Sehr experimentell
LebensversicherungSie teilt die Angst ihrer Familie vor nahezu allem, weil immer was passieren kann. Selbstverständlich hat sie eine Haftpflichtversicherung. Eine Hausrat-,private Krankenzusatz-, Berufsunfähigkeit-, Reisekranken-, ...
Sie teilt die Angst ihrer Familie vor nahezu allem, weil immer was passieren kann. Selbstverständlich hat sie eine Haftpflichtversicherung. Eine Hausrat-,private Krankenzusatz-, Berufsunfähigkeit-, Reisekranken-, Unfall- und eine Zahnzusatzversicherung, denn man weiß ja nie und der Tarif ist in der Menge günstiger. Ihre Eltern sind Versicherungsvertreter, so wie ihre Großeltern. Selbstredend hat sie die Tradition fortgeführt. Opa F war der erste Versicherungsvertreter im Dorf. Opa O war auch Versicherungsvertreter, machte sich aber im anderen Dorf selbstständig. Papa wurde Reiseversicherungskaufmann, weil er gerne die Welt kennenlernen wollte, übernahm dann die Kunden von Opa F und blieb doch im Dorf hängen. Mama wurde Versicherungskauffrau, das war praktisch, weil sie nebenbei Haushalt und Einkauf machen konnte.
Neunzehnhundertneunzig haben die Eltern ein Fertighaus ins Neubaugebiet gebaut. Im Erdgeschoss entstand Platz für ein kleines Versicherungsbüro mit Gäste-WC, einem Aktenarchiv und separatem Eingang. Die ganze Woche über empfingen die Eltern die Kunden in ihrer Niederlassung und am Wochenende klapperten sie die umliegenden Restaurants ab, um die Unterschriften für die Gebäudeversicherungen einzuholen.
Weil sie sich gut damit auskennt, denkt sie viel über Übelkeit nach. Magendruck vor dem Essen. Völlegefühl nach dem Essen. Übelkeit vor Müdigkeit. Darmkrämpfe. Sodbrennen mit leichtem sauren Reflux. Bauchweh kündigt Erkältung an. Kopfschmerz kündigt Bauchweh an. Diese Kenntnis existiert, seit sie denken kann. Warum weiß sie nicht.

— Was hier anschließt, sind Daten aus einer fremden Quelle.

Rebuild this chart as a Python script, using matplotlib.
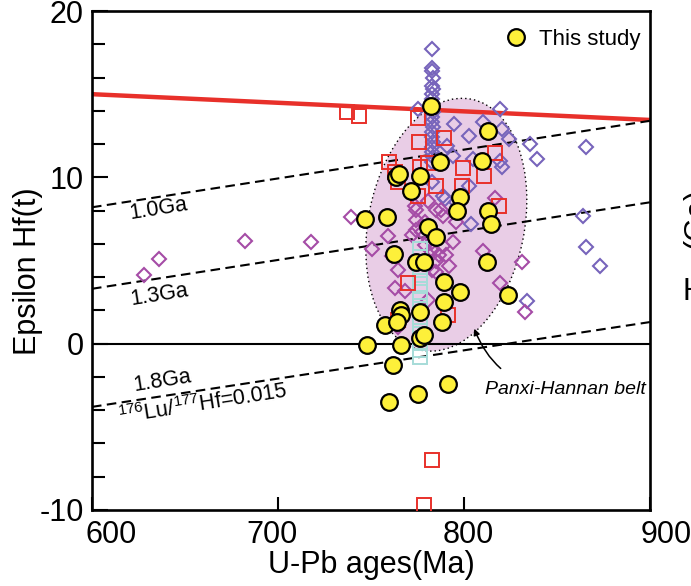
import numpy as np
import matplotlib
matplotlib.use('Agg')
from matplotlib import pyplot as plt
from matplotlib.patches import Ellipse
from matplotlib.transforms import ScaledTranslation

plt.rcParams['font.family'] = ['Liberation Sans', 'DejaVu Sans']
plt.rcParams['axes.unicode_minus'] = False
plt.rcParams['mathtext.fontset'] = 'custom'
plt.rcParams['mathtext.rm'] = 'Liberation Sans'

# Zircons from this study (U-Pb age in Ma, epsilon Hf(t))
study_age = [782.5, 813.1, 786.9, 809.8, 763.4, 765.0, 776.5, 771.6, 797.8, 796.2,
             813.1, 814.7, 747.0, 758.5, 780.9, 785.2, 762.3, 774.3, 778.7, 812.5,
             789.1, 797.8, 823.5, 789.1, 776.5, 765.6, 766.1, 757.4, 763.9, 788.0,
             776.5, 778.7, 748.1, 766.1, 761.7, 791.2, 775.4, 759.5]
study_eps = [14.3, 12.8, 10.9, 11.0, 10.0, 10.2, 10.1, 9.2, 8.8, 8.0,
             8.0, 7.2, 7.5, 7.6, 7.0, 6.4, 5.4, 4.9, 4.9, 4.9,
             3.7, 3.1, 2.9, 2.5, 1.9, 2.0, 1.75, 1.1, 1.3, 1.3,
             0.35, 0.5, -0.1, -0.1, -1.3, -2.4, -3.0, -3.5]

# Published data, red squares
red_age = [737.1, 743.7, 775.4, 775.9, 789.1, 816.4, 759.5, 762.8, 776.5, 780.9,
           799.4, 810.9, 764.5, 785.2, 798.9, 775.4, 818.6, 769.9, 791.2, 764.5,
           783.0, 778.7]
red_eps = [13.9, 13.7, 13.55, 12.1, 12.35, 11.45, 10.95, 10.3, 10.6, 10.85,
           10.55, 10.1, 9.7, 9.45, 9.5, 8.85, 8.3, 3.65, 1.75, 1.4,
           -7.0, -9.7]

# Published data, cyan squares
cyan_age = [776.5] * 14
cyan_eps = [5.7, 5.2, 4.6, 4.1, 3.6, 3.1, 2.6, 2.1, 1.6, 1.1, 0.6, 0.1, -0.4, -0.8]

# Published data, blue-violet diamonds
blue_age = [783.0, 783.0, 782.6, 783.4, 782.8, 783.2, 783.0, 782.6, 783.4, 783.0,
            782.6, 783.2, 782.8, 783.0, 783.4, 782.6, 783.0, 783.2, 782.8,
            775.4, 794.5, 802.7, 810.4, 819.1, 820.2, 824.0, 835.5, 839.3, 819.1,
            820.2, 794.0, 804.9, 802.7, 788.5, 795.6, 783.0, 865.6, 863.9, 865.6,
            873.2, 833.9, 803.8, 791.0, 790.0]
blue_eps = [17.7, 16.6, 16.4, 16.0, 15.5, 15.3, 15.0, 14.7, 13.9, 13.6,
            13.3, 13.0, 12.7, 12.4, 12.1, 11.8, 11.5, 11.2, 10.9,
            14.1, 13.2, 12.5, 13.3, 14.1, 12.9, 12.3, 12.0, 11.1, 11.0,
            10.6, 11.3, 11.1, 9.5, 8.9, 8.5, 9.7, 11.8, 7.65, 5.8,
            4.65, 2.55, 7.2, 11.9, 8.7]

# Published data, magenta diamonds
mag_age = [627.9, 636.1, 682.5, 717.5, 739.3, 759.0, 750.8, 761.2, 764.5, 774.3,
           774.3, 774.3, 772.1, 777.6, 783.0, 783.0, 781.9, 784.7, 783.0, 788.5,
           790.1, 794.0, 795.6, 791.8, 810.4, 831.1, 819.1, 784.7, 768.3, 780.9,
           788.5, 784.7, 779.2, 773.8, 780.9, 787.4, 816.4, 764.5, 832.8, 786.3,
           779.2, 762.8]
mag_eps = [4.15, 5.1, 6.2, 6.1, 7.6, 6.45, 5.7, 5.25, 4.45, 8.05,
           7.45, 6.85, 6.55, 6.7, 6.1, 5.65, 5.25, 4.95, 4.45, 5.85,
           5.35, 6.1, 7.3, 4.65, 5.55, 4.9, 3.65, 4.3, 3.15, 2.65,
           7.65, 8.05, 7.3, 8.25, 8.55, 8.05, 8.75, 1.0, 1.9, 5.35,
           5.95, 3.35]

# Depleted mantle and crustal evolution lines (176Lu/177Hf = 0.015)
line_age = [600, 900]
dm_eps = [15.0, 13.45]
crust_1_0 = [8.2, 13.4]
crust_1_3 = [3.3, 8.5]
crust_1_8 = [-3.8, 1.3]

x_ticks = [600, 700, 800, 900]
x_tick_shift = [19, -6, 4, 16]
y_ticks = [-10, 0, 10, 20]

fig = plt.figure(figsize=(6.91, 5.86), dpi=100)
ax = fig.add_axes([0.1331, 0.1297, 0.8076, 0.8515])

# Panxi-Hannan belt field
belt = Ellipse((0, 0), 1.56, 2.56, angle=-11.3, facecolor='#e9cde6',
               edgecolor='black', linestyle=(0, (1, 2.2)), linewidth=1.0,
               transform=fig.dpi_scale_trans + ScaledTranslation(790.5, 7.15, ax.transData),
               zorder=1)
ax.add_patch(belt)

ax.axhline(0, color='black', lw=1.5, zorder=2)
ax.plot(line_age, dm_eps, color='#e8302a', lw=3.2, zorder=2, solid_capstyle='butt')
for vals in (crust_1_0, crust_1_3, crust_1_8):
    ax.plot(line_age, vals, color='black', lw=1.5, dashes=(4.6, 2.6), zorder=2)

ax.plot(blue_age, blue_eps, 'D', ms=7.4, mfc='none', mec='#7764bb', mew=1.5, ls='none', zorder=3)
ax.plot(mag_age, mag_eps, 'D', ms=7.4, mfc='none', mec='#a54ca6', mew=1.5, ls='none', zorder=3)
ax.plot(cyan_age, cyan_eps, 's', ms=9.5, mfc='none', mec='#a6dcd8', mew=1.4, ls='none', zorder=3)
ax.plot(red_age, red_eps, 's', ms=10, mfc='none', mec='#e8302a', mew=1.4, ls='none', zorder=4)
ax.plot(study_age, study_eps, 'o', ms=12, mfc='#fdf03a', mec='black', mew=1.6, ls='none',
        zorder=5, label='This study')

ax.set_xlim(600, 900)
ax.set_ylim(-10, 20)
ax.set_xticks(x_ticks)
ax.set_yticks(y_ticks)
ax.set_yticks(np.arange(-8, 20, 2), minor=True)
ax.tick_params(axis='both', which='both', direction='in', width=1.5, labelsize=22)
ax.tick_params(axis='y', which='major', length=11.5, pad=6)
ax.tick_params(axis='y', which='minor', length=9.5)
ax.tick_params(axis='x', which='major', length=9.5, labelbottom=False)
for side in ax.spines.values():
    side.set_linewidth(1.9)

for val, shift in zip(x_ticks, x_tick_shift):
    ax.annotate(str(val), xy=(val, 0), xycoords=('data', 'axes fraction'),
                xytext=(shift, -10), textcoords='offset pixels',
                ha='center', va='top', fontsize=22, annotation_clip=False)

ax.set_xlabel('U-Pb ages(Ma)', fontsize=22, labelpad=29)
ax.set_ylabel('Epsilon Hf(t)', fontsize=22)
ax.yaxis.set_label_coords(-0.088, 0.479)

ax.text(636, 8.1, '1.0Ga', fontsize=15.5, rotation=9, ha='center', va='center')
ax.text(636, 2.9, '1.3Ga', fontsize=15.5, rotation=9, ha='center', va='center')
ax.text(638, -2.25, '1.8Ga', fontsize=15.5, rotation=9, ha='center', va='center')
ax.text(659.5, -3.65, r'$^{176}$Lu/$^{177}$Hf=0.015', fontsize=15.5, rotation=9,
        ha='center', va='center')

ax.annotate('Panxi-Hannan belt', xy=(805.5, 0.9), xytext=(854.5, -2.75),
            fontsize=14, style='italic', ha='center', va='center',
            arrowprops=dict(arrowstyle='-|>', color='black', lw=1.1,
                            shrinkA=12, shrinkB=0, mutation_scale=9,
                            connectionstyle='arc3,rad=-0.35'))

ax.legend(loc='upper right', frameon=False, fontsize=16, handlelength=1.0,
          handletextpad=0.5, borderaxespad=0.3, bbox_to_anchor=(1.01, 0.995))

# Fragments of the neighbouring panel at the right edge
fig.text(0.987, 0.628, '(Ga)', rotation=90, fontsize=22, ha='left', va='center')
fig.text(0.988, 0.502, 'H', fontsize=22, ha='left', va='center')

fig.savefig('out.png', dpi=100)
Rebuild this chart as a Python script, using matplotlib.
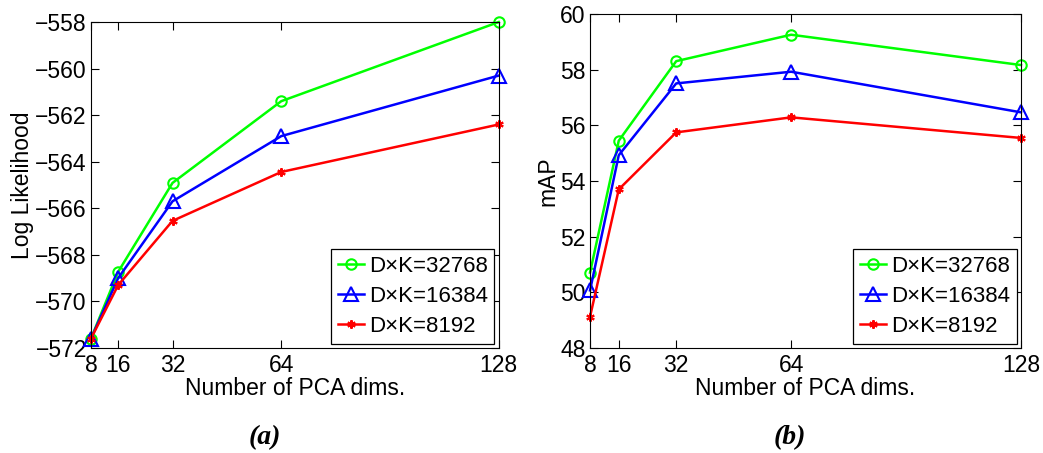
import numpy as np
import matplotlib
matplotlib.use("Agg")
import matplotlib.pyplot as plt

plt.rcParams['font.family'] = ['Liberation Sans', 'DejaVu Sans']

dims = [8, 16, 32, 64, 128]
labels = ['D\u00d7K=32768', 'D\u00d7K=16384', 'D\u00d7K=8192']

# (a) log likelihood
ll_32768 = [-571.6, -568.73, -564.91, -561.4, -558.0]
ll_16384 = [-571.6, -569.0, -565.7, -562.9, -560.3]
ll_8192 = [-571.6, -569.3, -566.54, -564.44, -562.4]

# (b) mAP
map_32768 = [50.71, 55.45, 58.31, 59.26, 58.17]
map_16384 = [50.07, 54.93, 57.51, 57.93, 56.47]
map_8192 = [49.12, 53.70, 55.75, 56.29, 55.55]

colors = ['#00ff00', '#0000ff', '#ff0000']
markers = ['o', '^', (6, 2, 0)]
msizes = [7.5, 10, 6]

fig = plt.figure(figsize=(10.43, 4.53), dpi=100)
ax1 = fig.add_axes([0.0872, 0.2318, 0.391, 0.7196])
ax2 = fig.add_axes([0.5657, 0.2318, 0.4132, 0.737])


def draw(ax, series, ylim, yticks, ylabel):
    for s, c, m, ms, lab in zip(series, colors, markers, msizes, labels):
        ax.plot(dims, s, color=c, marker=m, markersize=ms, markerfacecolor='none',
                markeredgecolor=c, markeredgewidth=1.5, linewidth=1.8, label=lab,
                clip_on=False)
    ax.set_xlim(8, 128)
    ax.set_ylim(*ylim)
    ax.set_xticks(dims)
    ax.set_yticks(yticks)
    ax.tick_params(direction='in', top=True, right=True, labelsize=16.5,
                   length=6, width=0.8)
    ax.tick_params(axis='x', pad=4)
    ax.tick_params(axis='y', pad=3)
    ax.set_xlabel('Number of PCA dims.', fontsize=16.5, labelpad=0)
    ax.set_ylabel(ylabel, fontsize=16.5, labelpad=1)
    for sp in ax.spines.values():
        sp.set_linewidth(0.8)
    leg = ax.legend(loc='lower right', fontsize=16, frameon=True, fancybox=False,
                    edgecolor='black', framealpha=1, handlelength=1.2,
                    handletextpad=0.2, borderpad=0.3, labelspacing=0.4,
                    borderaxespad=0.2)
    leg.get_frame().set_linewidth(0.9)


draw(ax1, [ll_32768, ll_16384, ll_8192], (-572, -558),
     np.arange(-572, -557, 2), 'Log Likelihood')
draw(ax2, [map_32768, map_16384, map_8192], (48, 60),
     np.arange(48, 61, 2), 'mAP')

fig.text(0.254, 0.02, '(a)', fontsize=20, family='Liberation Serif',
         style='italic', weight='bold', ha='center')
fig.text(0.757, 0.02, '(b)', fontsize=20, family='Liberation Serif',
         style='italic', weight='bold', ha='center')

fig.savefig('out.png', dpi=100)
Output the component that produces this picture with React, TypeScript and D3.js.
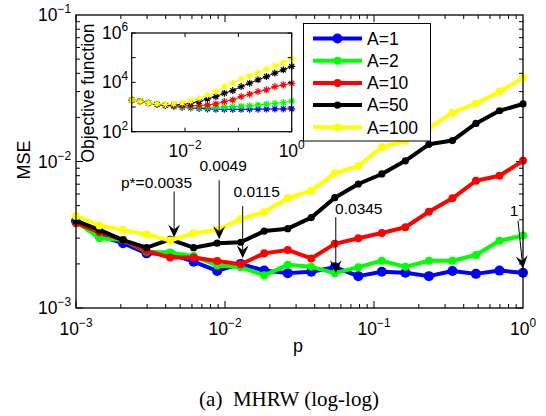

Fazit: Katharina Bachs Prosadebüt verhandelt mit der Angst. Die namenlose Ich-Erzählerin blickt emotionslos auf ihre Familie und ihr eigenes Dasein, was mitunter amüsant ist. Der Text ist gespickt mit Notizen, die einzelnen Kapitel sind kurz und vielzählig. Obwohl die Autorin ihre Protagonistin immer wieder andeutungsweise zeigen lässt, dass die Familie wunderlich ist, erschließt sich das Tragische erst ganz zum Schluss und macht die Angst und das Bedürfnis nach Sicherheit völlig verständlich. Die Technik hat mich nicht wirklich mitgerissen und ich konnte mir lange nicht erklären, warum ich das Buch lese. Mir hat sich der Sinn nicht erschlossen, weil das Vergnügen fehlte. Den Schluss allerdings fand ich gelungen und erhellend.